South Korea wants 'genuine' reconciliation with North

March 01, 2010 09:48 am | Updated 09:48 am IST - SEOUL, South Korea

South Korea's president said on Monday that he wants to achieve ``genuine'' reconciliation with North Korea through dialogue and renewed his offer of a package of incentives for the North's nuclear disarmament.

The North has recently reached out to Seoul and Washington following months of tension over its nuclear and missile programme. A U.S. State Department spokesman said on Friday that the North could rejoin international nuclear disarmament talks in coming weeks.

``For genuine reconciliation and cooperation ... South and North Korea must resolve many pending issues through a dialogue,'' President Lee Myung-bak said in a nationally televised address marking Korea's 1919 uprising against Japanese colonial rule.

North Korea ``must discuss with sincerity the 'grand bargain' deal that we have offered,'' Mr Lee said.

Mr Lee's ``grand bargain'' would provide the North with a set of political incentives and economic aid in exchange for the irreversible dismantling of its nuclear weapons programme in a single step, rather than the step-by-step process pursued in the past. The single-step process is aimed at preventing North Korea from backtracking on its commitments after receiving the aid.

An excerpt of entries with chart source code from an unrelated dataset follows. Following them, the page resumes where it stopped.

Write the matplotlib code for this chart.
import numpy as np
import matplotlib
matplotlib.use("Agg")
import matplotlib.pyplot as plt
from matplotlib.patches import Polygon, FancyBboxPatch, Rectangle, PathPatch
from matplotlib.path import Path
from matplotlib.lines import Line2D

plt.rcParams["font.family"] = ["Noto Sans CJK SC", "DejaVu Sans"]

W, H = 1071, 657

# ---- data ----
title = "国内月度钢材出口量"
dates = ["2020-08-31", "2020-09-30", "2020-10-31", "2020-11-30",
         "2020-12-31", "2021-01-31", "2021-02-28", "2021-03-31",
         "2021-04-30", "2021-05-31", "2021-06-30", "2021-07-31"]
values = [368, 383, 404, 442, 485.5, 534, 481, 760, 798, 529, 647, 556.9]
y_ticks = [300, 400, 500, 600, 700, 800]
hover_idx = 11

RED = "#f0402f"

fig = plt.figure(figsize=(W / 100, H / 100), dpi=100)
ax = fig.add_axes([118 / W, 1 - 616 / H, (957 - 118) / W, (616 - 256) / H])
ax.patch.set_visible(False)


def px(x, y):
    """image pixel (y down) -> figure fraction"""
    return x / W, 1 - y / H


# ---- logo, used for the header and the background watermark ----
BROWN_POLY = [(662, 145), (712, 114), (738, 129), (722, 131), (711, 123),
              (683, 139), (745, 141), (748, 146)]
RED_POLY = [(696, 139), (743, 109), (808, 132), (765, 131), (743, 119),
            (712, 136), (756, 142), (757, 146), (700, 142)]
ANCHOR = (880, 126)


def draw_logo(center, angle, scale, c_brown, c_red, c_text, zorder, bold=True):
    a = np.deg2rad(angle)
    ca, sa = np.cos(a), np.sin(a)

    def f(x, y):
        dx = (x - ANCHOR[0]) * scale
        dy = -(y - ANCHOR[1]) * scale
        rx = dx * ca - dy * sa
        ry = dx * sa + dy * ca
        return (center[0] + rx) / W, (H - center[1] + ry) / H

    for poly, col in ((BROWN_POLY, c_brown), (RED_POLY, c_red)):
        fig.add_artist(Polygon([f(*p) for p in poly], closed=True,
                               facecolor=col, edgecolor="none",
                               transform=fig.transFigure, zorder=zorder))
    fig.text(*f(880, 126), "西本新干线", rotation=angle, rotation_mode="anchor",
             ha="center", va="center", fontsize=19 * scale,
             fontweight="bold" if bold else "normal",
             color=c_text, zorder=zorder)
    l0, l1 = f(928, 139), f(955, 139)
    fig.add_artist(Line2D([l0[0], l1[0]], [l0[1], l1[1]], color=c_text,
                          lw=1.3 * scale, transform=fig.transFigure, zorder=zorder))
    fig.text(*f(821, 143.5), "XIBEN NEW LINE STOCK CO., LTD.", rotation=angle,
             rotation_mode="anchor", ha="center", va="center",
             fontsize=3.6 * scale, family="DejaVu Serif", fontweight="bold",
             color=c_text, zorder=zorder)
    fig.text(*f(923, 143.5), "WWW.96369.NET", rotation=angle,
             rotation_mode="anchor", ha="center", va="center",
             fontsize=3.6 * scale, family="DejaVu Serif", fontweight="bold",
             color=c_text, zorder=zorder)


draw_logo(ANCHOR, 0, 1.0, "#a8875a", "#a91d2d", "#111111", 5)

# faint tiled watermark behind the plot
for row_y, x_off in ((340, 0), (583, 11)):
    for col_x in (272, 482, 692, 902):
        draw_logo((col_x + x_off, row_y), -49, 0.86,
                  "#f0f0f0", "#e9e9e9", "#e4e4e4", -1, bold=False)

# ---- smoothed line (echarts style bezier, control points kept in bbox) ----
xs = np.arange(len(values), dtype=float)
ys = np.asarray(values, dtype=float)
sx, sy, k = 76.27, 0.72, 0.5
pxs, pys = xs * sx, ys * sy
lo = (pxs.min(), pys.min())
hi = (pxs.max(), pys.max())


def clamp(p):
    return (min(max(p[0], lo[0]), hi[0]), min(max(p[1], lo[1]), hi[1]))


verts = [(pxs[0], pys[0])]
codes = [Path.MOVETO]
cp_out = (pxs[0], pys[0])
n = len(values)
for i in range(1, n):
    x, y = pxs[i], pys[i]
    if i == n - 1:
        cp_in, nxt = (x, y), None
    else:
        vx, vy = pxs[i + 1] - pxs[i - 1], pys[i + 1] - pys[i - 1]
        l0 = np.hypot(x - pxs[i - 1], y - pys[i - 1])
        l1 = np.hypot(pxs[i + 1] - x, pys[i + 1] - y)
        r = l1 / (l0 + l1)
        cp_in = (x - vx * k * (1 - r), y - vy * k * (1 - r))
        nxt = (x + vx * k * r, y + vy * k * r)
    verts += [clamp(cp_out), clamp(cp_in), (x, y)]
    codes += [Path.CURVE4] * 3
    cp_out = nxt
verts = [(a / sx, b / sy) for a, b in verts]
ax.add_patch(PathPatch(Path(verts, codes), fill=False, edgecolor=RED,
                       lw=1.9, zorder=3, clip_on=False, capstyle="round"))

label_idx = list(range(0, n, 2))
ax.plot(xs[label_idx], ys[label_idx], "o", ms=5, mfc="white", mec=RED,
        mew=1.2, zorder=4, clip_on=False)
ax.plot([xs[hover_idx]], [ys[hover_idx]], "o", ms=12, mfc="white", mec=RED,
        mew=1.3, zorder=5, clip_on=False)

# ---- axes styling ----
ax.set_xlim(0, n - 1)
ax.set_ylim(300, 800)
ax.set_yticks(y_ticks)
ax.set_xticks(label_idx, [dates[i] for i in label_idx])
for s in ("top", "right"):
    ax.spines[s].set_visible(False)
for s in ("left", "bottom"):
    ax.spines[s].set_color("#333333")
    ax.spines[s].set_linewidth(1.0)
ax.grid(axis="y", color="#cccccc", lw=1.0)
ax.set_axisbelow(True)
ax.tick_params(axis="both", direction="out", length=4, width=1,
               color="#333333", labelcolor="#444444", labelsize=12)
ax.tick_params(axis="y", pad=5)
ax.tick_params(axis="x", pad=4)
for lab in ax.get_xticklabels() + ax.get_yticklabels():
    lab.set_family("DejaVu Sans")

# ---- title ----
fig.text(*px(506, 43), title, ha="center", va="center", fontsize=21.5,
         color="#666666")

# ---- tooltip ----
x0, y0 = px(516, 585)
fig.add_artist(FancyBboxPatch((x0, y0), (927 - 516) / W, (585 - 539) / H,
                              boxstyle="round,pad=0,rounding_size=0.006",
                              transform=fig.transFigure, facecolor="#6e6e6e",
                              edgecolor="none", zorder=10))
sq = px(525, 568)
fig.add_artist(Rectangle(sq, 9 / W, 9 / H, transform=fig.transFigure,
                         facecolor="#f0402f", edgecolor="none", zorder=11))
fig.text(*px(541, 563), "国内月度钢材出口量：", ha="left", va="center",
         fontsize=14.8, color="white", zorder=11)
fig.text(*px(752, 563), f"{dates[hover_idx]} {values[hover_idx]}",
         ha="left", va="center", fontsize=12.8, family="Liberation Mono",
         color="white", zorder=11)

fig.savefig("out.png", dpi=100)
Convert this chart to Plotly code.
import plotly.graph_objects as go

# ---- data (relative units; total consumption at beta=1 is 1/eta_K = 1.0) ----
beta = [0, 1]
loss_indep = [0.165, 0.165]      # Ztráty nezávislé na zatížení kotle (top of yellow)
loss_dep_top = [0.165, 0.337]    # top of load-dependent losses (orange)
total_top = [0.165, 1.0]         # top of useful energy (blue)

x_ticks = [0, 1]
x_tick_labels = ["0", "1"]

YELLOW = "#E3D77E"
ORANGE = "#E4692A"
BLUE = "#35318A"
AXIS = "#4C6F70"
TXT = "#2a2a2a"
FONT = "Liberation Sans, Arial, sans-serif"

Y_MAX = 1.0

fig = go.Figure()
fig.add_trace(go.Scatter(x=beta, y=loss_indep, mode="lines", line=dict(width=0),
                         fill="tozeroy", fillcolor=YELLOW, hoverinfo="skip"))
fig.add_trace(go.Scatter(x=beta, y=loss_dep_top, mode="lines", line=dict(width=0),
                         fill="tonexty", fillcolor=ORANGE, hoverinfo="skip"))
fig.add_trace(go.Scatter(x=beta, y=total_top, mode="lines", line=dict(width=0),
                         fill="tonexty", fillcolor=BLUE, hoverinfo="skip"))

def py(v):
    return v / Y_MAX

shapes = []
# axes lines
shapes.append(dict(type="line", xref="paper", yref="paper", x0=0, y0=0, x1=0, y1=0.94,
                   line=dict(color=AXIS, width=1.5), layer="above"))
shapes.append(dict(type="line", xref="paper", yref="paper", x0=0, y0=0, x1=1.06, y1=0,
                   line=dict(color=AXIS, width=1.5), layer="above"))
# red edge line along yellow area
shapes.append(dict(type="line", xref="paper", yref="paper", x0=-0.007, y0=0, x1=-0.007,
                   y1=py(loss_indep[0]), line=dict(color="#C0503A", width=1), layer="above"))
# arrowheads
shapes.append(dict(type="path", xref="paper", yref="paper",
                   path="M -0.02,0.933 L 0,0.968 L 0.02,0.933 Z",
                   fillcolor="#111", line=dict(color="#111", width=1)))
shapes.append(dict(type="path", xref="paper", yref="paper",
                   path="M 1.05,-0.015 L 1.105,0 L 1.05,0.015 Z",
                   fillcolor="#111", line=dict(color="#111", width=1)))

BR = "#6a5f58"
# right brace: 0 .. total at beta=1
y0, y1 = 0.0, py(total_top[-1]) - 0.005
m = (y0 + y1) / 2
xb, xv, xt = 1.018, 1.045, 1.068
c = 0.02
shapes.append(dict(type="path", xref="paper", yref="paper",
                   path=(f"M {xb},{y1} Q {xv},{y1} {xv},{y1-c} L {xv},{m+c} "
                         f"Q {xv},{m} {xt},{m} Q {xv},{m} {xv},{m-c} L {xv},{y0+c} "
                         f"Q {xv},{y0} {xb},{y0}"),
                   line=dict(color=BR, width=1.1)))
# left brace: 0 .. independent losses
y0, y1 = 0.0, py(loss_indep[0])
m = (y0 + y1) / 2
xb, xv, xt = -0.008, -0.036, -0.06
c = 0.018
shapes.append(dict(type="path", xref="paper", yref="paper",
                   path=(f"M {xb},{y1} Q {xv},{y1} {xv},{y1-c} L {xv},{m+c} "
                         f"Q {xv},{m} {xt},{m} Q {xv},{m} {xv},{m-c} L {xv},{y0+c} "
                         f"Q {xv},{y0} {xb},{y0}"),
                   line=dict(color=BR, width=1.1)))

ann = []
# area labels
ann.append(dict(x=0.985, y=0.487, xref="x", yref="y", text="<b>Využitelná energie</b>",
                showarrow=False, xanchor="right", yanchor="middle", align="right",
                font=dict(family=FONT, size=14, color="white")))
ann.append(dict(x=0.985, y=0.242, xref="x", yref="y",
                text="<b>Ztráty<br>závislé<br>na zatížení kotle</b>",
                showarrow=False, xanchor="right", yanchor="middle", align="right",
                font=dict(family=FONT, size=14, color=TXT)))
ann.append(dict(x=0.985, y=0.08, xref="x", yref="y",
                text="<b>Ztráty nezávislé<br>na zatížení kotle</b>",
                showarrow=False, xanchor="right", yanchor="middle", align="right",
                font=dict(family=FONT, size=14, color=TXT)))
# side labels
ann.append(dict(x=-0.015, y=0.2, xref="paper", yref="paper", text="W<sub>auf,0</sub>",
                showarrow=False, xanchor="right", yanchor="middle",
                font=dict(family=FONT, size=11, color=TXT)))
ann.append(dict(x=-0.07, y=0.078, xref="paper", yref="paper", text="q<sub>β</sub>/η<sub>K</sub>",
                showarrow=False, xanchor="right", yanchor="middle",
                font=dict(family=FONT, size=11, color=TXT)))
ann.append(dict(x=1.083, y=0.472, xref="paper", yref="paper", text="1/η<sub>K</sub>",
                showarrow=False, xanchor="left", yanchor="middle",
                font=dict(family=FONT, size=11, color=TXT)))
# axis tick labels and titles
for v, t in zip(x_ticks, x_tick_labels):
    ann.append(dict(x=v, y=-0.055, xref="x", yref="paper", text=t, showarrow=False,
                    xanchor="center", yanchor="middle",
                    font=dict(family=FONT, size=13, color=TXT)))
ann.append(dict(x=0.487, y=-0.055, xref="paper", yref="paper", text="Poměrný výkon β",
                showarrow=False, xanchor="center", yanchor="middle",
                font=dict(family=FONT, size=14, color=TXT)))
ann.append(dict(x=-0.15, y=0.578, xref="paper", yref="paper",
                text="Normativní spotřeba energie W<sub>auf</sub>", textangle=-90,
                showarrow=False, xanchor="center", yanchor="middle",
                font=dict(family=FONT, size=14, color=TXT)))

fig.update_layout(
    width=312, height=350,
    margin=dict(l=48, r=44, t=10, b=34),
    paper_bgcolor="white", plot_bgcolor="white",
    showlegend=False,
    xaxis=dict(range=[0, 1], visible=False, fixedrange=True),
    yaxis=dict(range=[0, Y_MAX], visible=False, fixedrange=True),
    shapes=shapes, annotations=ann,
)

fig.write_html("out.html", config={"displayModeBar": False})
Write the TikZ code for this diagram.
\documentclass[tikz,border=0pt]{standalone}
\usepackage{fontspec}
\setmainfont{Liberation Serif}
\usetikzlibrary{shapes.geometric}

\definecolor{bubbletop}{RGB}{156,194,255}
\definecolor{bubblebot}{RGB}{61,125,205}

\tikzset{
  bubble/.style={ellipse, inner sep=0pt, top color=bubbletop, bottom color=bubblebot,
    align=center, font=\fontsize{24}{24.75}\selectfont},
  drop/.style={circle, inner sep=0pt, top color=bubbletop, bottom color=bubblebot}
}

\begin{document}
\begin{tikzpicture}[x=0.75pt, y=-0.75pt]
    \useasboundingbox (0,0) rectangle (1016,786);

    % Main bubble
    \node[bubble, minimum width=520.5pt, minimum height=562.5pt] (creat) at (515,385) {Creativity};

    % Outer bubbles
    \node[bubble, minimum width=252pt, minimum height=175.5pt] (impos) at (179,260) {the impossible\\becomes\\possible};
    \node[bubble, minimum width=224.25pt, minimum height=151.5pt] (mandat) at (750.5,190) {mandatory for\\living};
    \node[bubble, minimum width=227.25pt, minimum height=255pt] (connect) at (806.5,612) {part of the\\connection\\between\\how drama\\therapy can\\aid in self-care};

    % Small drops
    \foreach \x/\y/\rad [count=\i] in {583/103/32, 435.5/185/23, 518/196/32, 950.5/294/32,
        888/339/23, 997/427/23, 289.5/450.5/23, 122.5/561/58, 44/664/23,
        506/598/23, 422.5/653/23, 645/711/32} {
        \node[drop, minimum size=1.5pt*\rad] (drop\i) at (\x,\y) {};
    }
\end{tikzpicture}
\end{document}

U.S. Secretary of State Hillary Clinton told reporters on Friday that the United States was encouraged by signs that North Korea might return to international talks aimed at ending the North's nuclear programme in return for aid. The countries participating in the talks are North Korea, the U.S., Russia, China, Japan and South

Korea.

Her spokesman, P.J. Crowley, later said the talks could begin ``in coming weeks or months.''

North Korea quit the talks and conducted a second atomic test last year, inviting tighter U.N. sanctions. The regime has called for a lifting of the sanctions and peace talks formally ending the 1950-53 Korean War before it returns to the disarmament talks. The U.S., South Korea and Japan have responded the North must first return to the negotiations and produce progress.